§ **EXERCISE REQUIREMENTS**
Give every line of the data again, unchanged, but with no pictures.

§ **COLLECTED DATA**
________________

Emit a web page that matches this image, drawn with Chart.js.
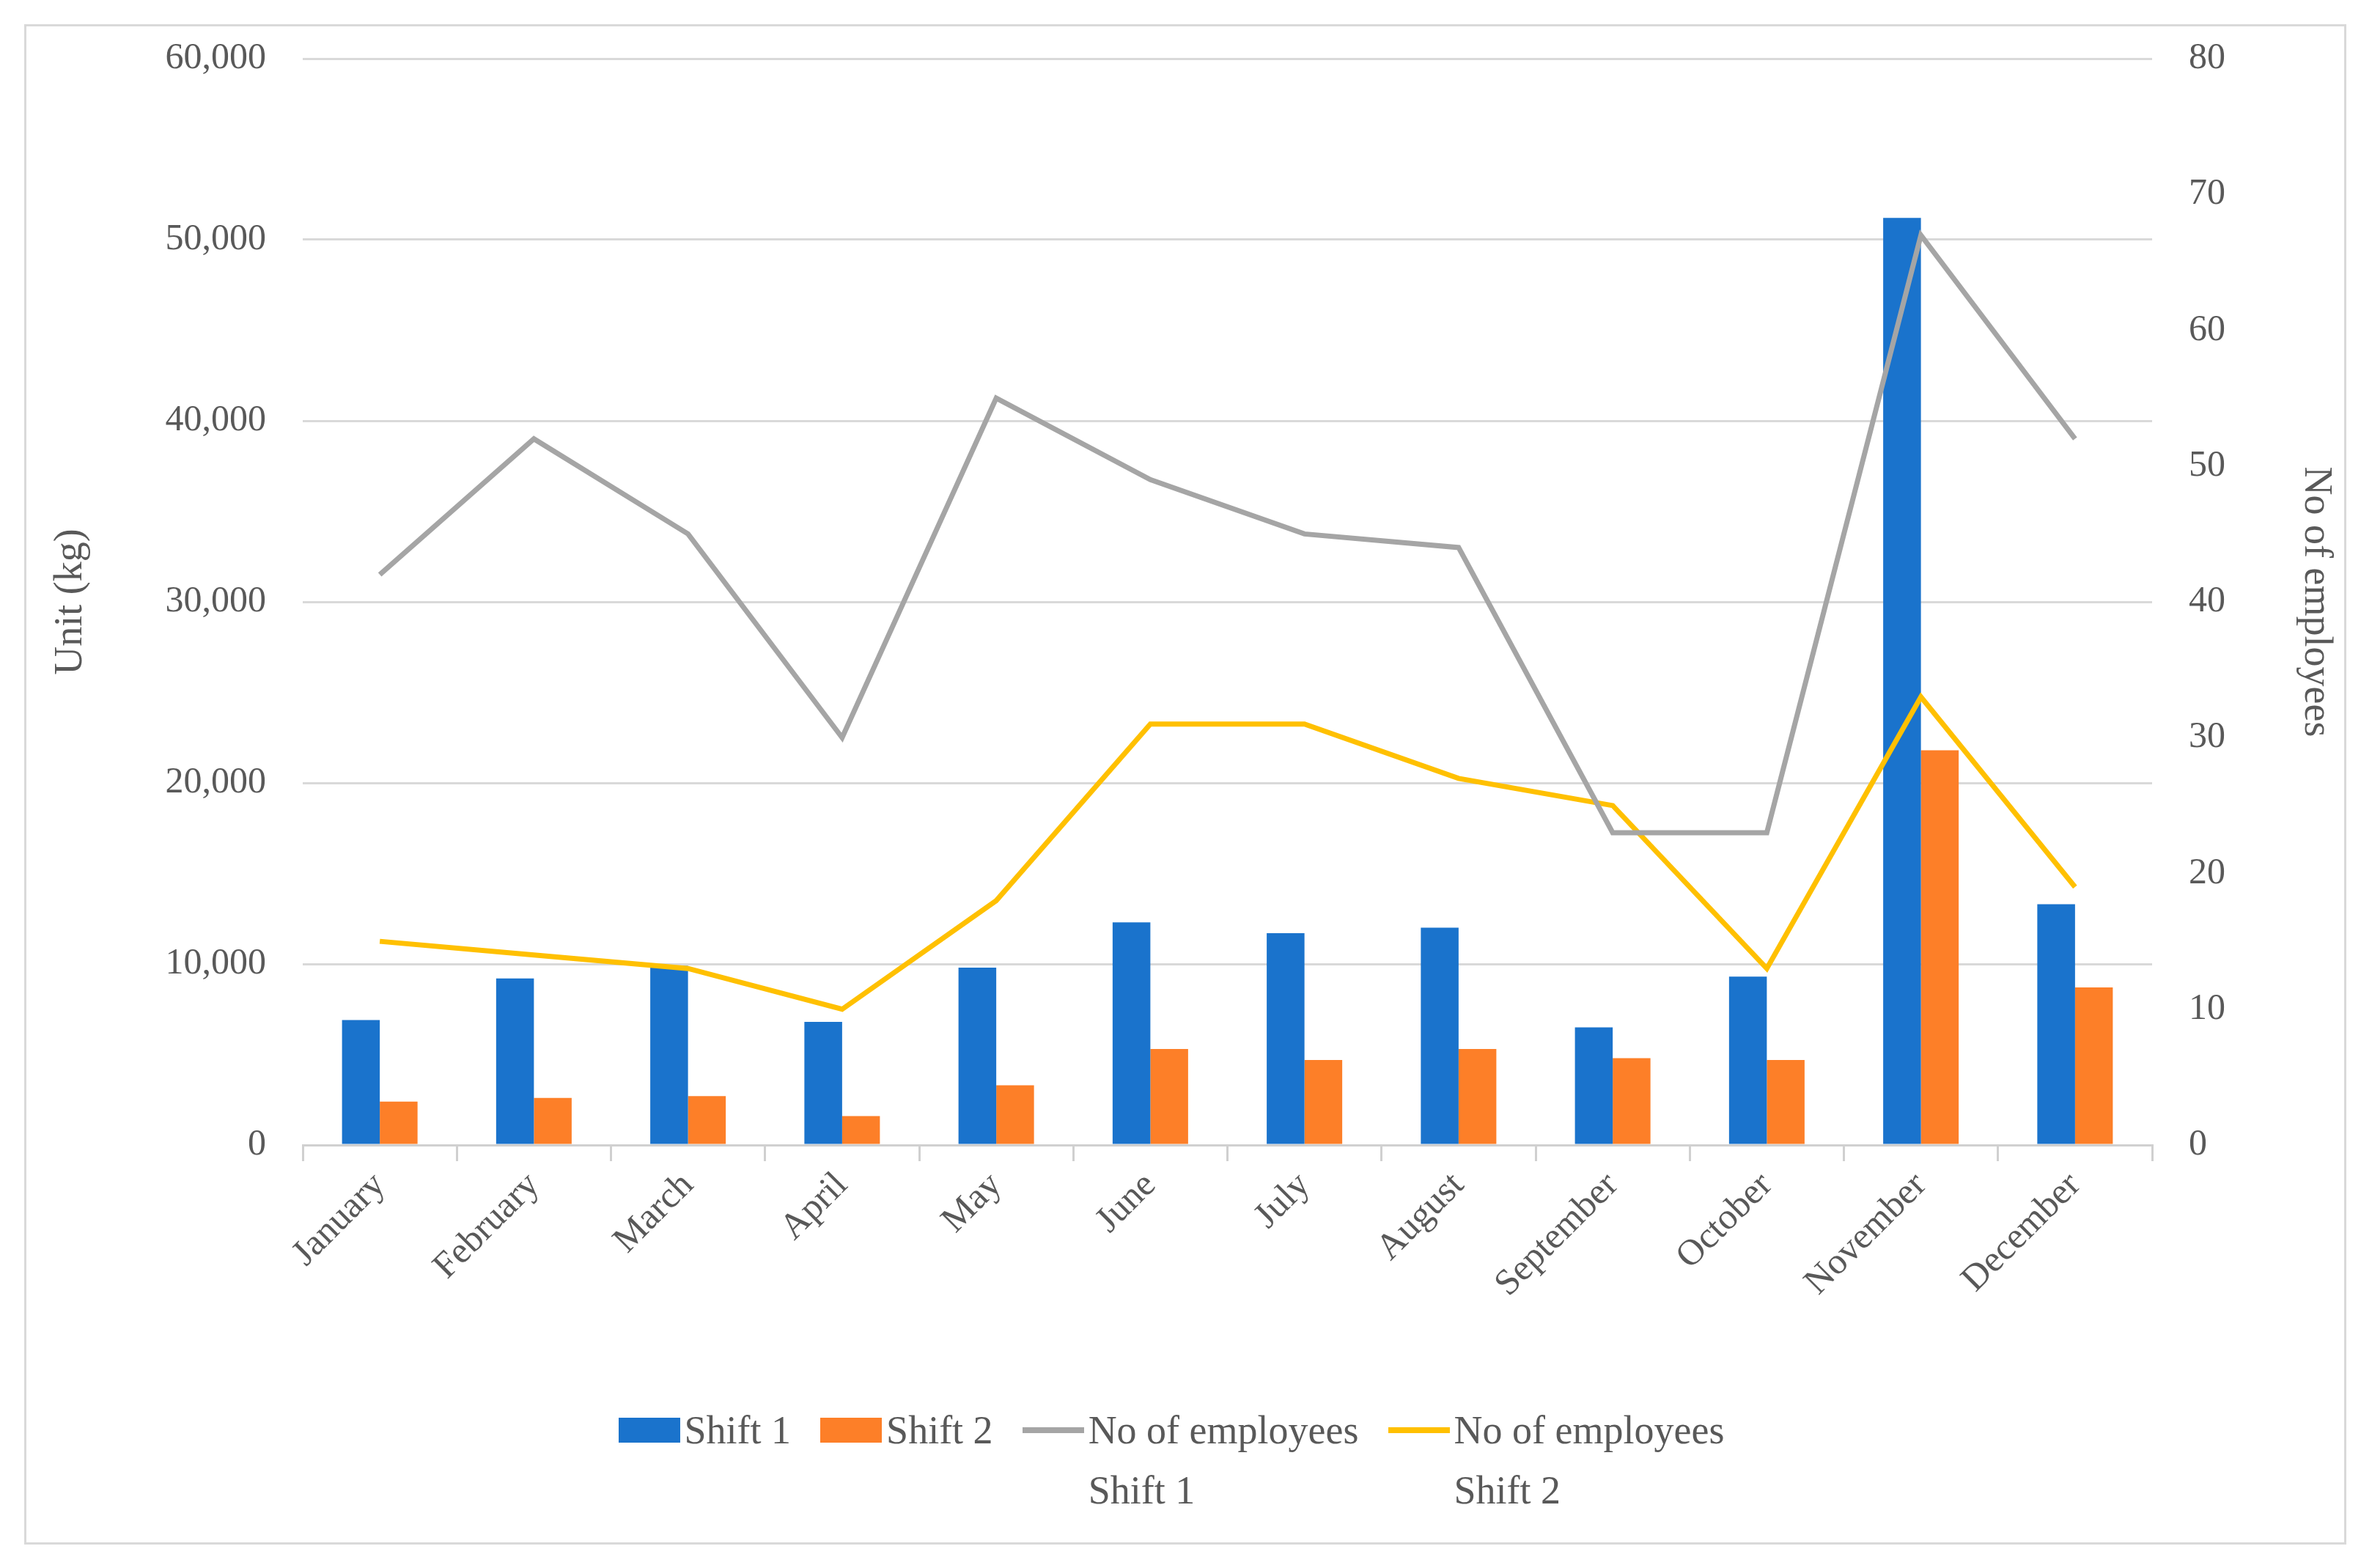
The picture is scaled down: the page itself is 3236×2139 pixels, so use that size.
<!DOCTYPE html>
<html><head><meta charset="utf-8">
<script src="https://cdn.jsdelivr.net/npm/chart.js@4"></script>
<style>
body{margin:0;background:#fff;font-family:"Liberation Serif","DejaVu Serif",serif;}
#wrap{position:absolute;left:0;top:0;width:3236px;height:2139px;}
#frame{position:absolute;left:33px;top:33px;width:3168px;height:2074px;border:3px solid #d9d9d9;box-sizing:border-box;}
#legend{position:absolute;top:1910px;left:0;width:3236px;display:flex;justify-content:center;gap:0;color:#595959;font-size:54px;}
.item{display:flex;align-items:flex-start;margin-right:40px;line-height:82px;}
.sw{display:inline-block;width:84px;margin-right:6px;}
</style></head>
<body><div id="wrap">
<canvas id="c" width="3236" height="2139"></canvas>
<div id="frame"></div>
<div id="legend"></div>
</div>
<script>
// data
const months = ['January','February','March','April','May','June','July','August','September','October','November','December'];
const shift1 = [6900, 9200, 9900, 6800, 9800, 12300, 11700, 12000, 6500, 9300, 51200, 13300];
const shift2 = [2400, 2600, 2700, 1600, 3300, 5300, 4700, 5300, 4800, 4700, 21800, 8700];
const emp1 = [42, 52, 45, 30, 55, 49, 45, 44, 23, 23, 67, 52];
const emp2 = [15, 14, 13, 10, 18, 31, 31, 27, 25, 13, 33, 19];

const grey = '#595959';
const font = {family: '"Liberation Serif","DejaVu Serif",serif', size: 50};

const series = [
  {label: 'Shift 1', type: 'bar', data: shift1, backgroundColor: '#1a73cc', yAxisID: 'y', order: 2},
  {label: 'Shift 2', type: 'bar', data: shift2, backgroundColor: '#fd7f28', yAxisID: 'y', order: 2},
  {label: 'No of employees\nShift 1', type: 'line', data: emp1, borderColor: '#a5a5a5', borderWidth: 7, pointRadius: 0, yAxisID: 'y2', order: 1},
  {label: 'No of employees\nShift 2', type: 'line', data: emp2, borderColor: '#ffc000', borderWidth: 7, pointRadius: 0, yAxisID: 'y2', order: 1}
];

new Chart(document.getElementById('c'), {
  data: {labels: months, datasets: series},
  options: {
    responsive: false, animation: false,
    categoryPercentage: 0.49, barPercentage: 1,
    layout: {padding: {left: 60, right: 40, top: 70, bottom: 300}},
    plugins: {legend: {display: false}, tooltip: {enabled: false}},
    scales: {
      x: {
        offset: true,
        afterFit: s => { s.height = 277; },
        grid: {offset: true, drawOnChartArea: false, color: '#d0d0d0', lineWidth: 3, tickLength: 22},
        border: {color: '#d0d0d0', width: 3},
        ticks: {color: grey, font, maxRotation: 45, minRotation: 45, padding: 4}
      },
      y: {
        position: 'left', min: 0, max: 60000,
        afterFit: s => { s.width = 353; },
        ticks: {stepSize: 10000, color: grey, font, padding: 50, callback: v => v.toLocaleString('en-US')},
        grid: {color: '#d9d9d9', lineWidth: 3, drawTicks: false},
        border: {display: false},
        title: {display: true, text: 'Unit (kg)', color: grey, font: {...font, size: 54}}
      },
      y2: {
        position: 'right', min: 0, max: 80,
        afterFit: s => { s.width = 260; },
        ticks: {stepSize: 10, color: grey, font, padding: 50},
        grid: {drawOnChartArea: false, drawTicks: false},
        border: {display: false},
        title: {display: true, text: 'No of employees', color: grey, font: {...font, size: 54}}
      }
    }
  }
});

const leg = document.getElementById('legend');
series.forEach(d => {
  const el = document.createElement('div');
  el.className = 'item';
  const sw = document.createElement('span');
  sw.className = 'sw';
  const c = d.type === 'bar' ? d.backgroundColor : d.borderColor;
  sw.style.cssText = d.type === 'bar'
    ? `height:34px;background:${c};margin-top:24px;`
    : `height:8px;background:${c};margin-top:37px;`;
  const t = document.createElement('span');
  t.innerHTML = d.label.replace('\n', '<br>');
  el.appendChild(sw); el.appendChild(t);
  leg.appendChild(el);
});
</script>
</body></html>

________________

§ **EXERCISE ANSWER**
Emit a web page that matches this image, drawn with Chart.js.
The picture is scaled down: the page itself is 3236×2139 pixels, so use that size.
<!DOCTYPE html>
<html><head><meta charset="utf-8">
<script src="https://cdn.jsdelivr.net/npm/chart.js@4"></script>
<style>
body{margin:0;background:#fff;font-family:"Liberation Serif","DejaVu Serif",serif;}
#wrap{position:absolute;left:0;top:0;width:3236px;height:2139px;}
#frame{position:absolute;left:33px;top:33px;width:3168px;height:2074px;border:3px solid #d9d9d9;box-sizing:border-box;}
#legend{position:absolute;top:1910px;left:0;width:3236px;display:flex;justify-content:center;gap:0;color:#595959;font-size:54px;}
.item{display:flex;align-items:flex-start;margin-right:40px;line-height:82px;}
.sw{display:inline-block;width:84px;margin-right:6px;}
</style></head>
<body><div id="wrap">
<canvas id="c" width="3236" height="2139"></canvas>
<div id="frame"></div>
<div id="legend"></div>
</div>
<script>
// data
const months = ['January','February','March','April','May','June','July','August','September','October','November','December'];
const shift1 = [6900, 9200, 9900, 6800, 9800, 12300, 11700, 12000, 6500, 9300, 51200, 13300];
const shift2 = [2400, 2600, 2700, 1600, 3300, 5300, 4700, 5300, 4800, 4700, 21800, 8700];
const emp1 = [42, 52, 45, 30, 55, 49, 45, 44, 23, 23, 67, 52];
const emp2 = [15, 14, 13, 10, 18, 31, 31, 27, 25, 13, 33, 19];

const grey = '#595959';
const font = {family: '"Liberation Serif","DejaVu Serif",serif', size: 50};

const series = [
  {label: 'Shift 1', type: 'bar', data: shift1, backgroundColor: '#1a73cc', yAxisID: 'y', order: 2},
  {label: 'Shift 2', type: 'bar', data: shift2, backgroundColor: '#fd7f28', yAxisID: 'y', order: 2},
  {label: 'No of employees\nShift 1', type: 'line', data: emp1, borderColor: '#a5a5a5', borderWidth: 7, pointRadius: 0, yAxisID: 'y2', order: 1},
  {label: 'No of employees\nShift 2', type: 'line', data: emp2, borderColor: '#ffc000', borderWidth: 7, pointRadius: 0, yAxisID: 'y2', order: 1}
];

new Chart(document.getElementById('c'), {
  data: {labels: months, datasets: series},
  options: {
    responsive: false, animation: false,
    categoryPercentage: 0.49, barPercentage: 1,
    layout: {padding: {left: 60, right: 40, top: 70, bottom: 300}},
    plugins: {legend: {display: false}, tooltip: {enabled: false}},
    scales: {
      x: {
        offset: true,
        afterFit: s => { s.height = 277; },
        grid: {offset: true, drawOnChartArea: false, color: '#d0d0d0', lineWidth: 3, tickLength: 22},
        border: {color: '#d0d0d0', width: 3},
        ticks: {color: grey, font, maxRotation: 45, minRotation: 45, padding: 4}
      },
      y: {
        position: 'left', min: 0, max: 60000,
        afterFit: s => { s.width = 353; },
        ticks: {stepSize: 10000, color: grey, font, padding: 50, callback: v => v.toLocaleString('en-US')},
        grid: {color: '#d9d9d9', lineWidth: 3, drawTicks: false},
        border: {display: false},
        title: {display: true, text: 'Unit (kg)', color: grey, font: {...font, size: 54}}
      },
      y2: {
        position: 'right', min: 0, max: 80,
        afterFit: s => { s.width = 260; },
        ticks: {stepSize: 10, color: grey, font, padding: 50},
        grid: {drawOnChartArea: false, drawTicks: false},
        border: {display: false},
        title: {display: true, text: 'No of employees', color: grey, font: {...font, size: 54}}
      }
    }
  }
});

const leg = document.getElementById('legend');
series.forEach(d => {
  const el = document.createElement('div');
  el.className = 'item';
  const sw = document.createElement('span');
  sw.className = 'sw';
  const c = d.type === 'bar' ? d.backgroundColor : d.borderColor;
  sw.style.cssText = d.type === 'bar'
    ? `height:34px;background:${c};margin-top:24px;`
    : `height:8px;background:${c};margin-top:37px;`;
  const t = document.createElement('span');
  t.innerHTML = d.label.replace('\n', '<br>');
  el.appendChild(sw); el.appendChild(t);
  leg.appendChild(el);
});
</script>
</body></html>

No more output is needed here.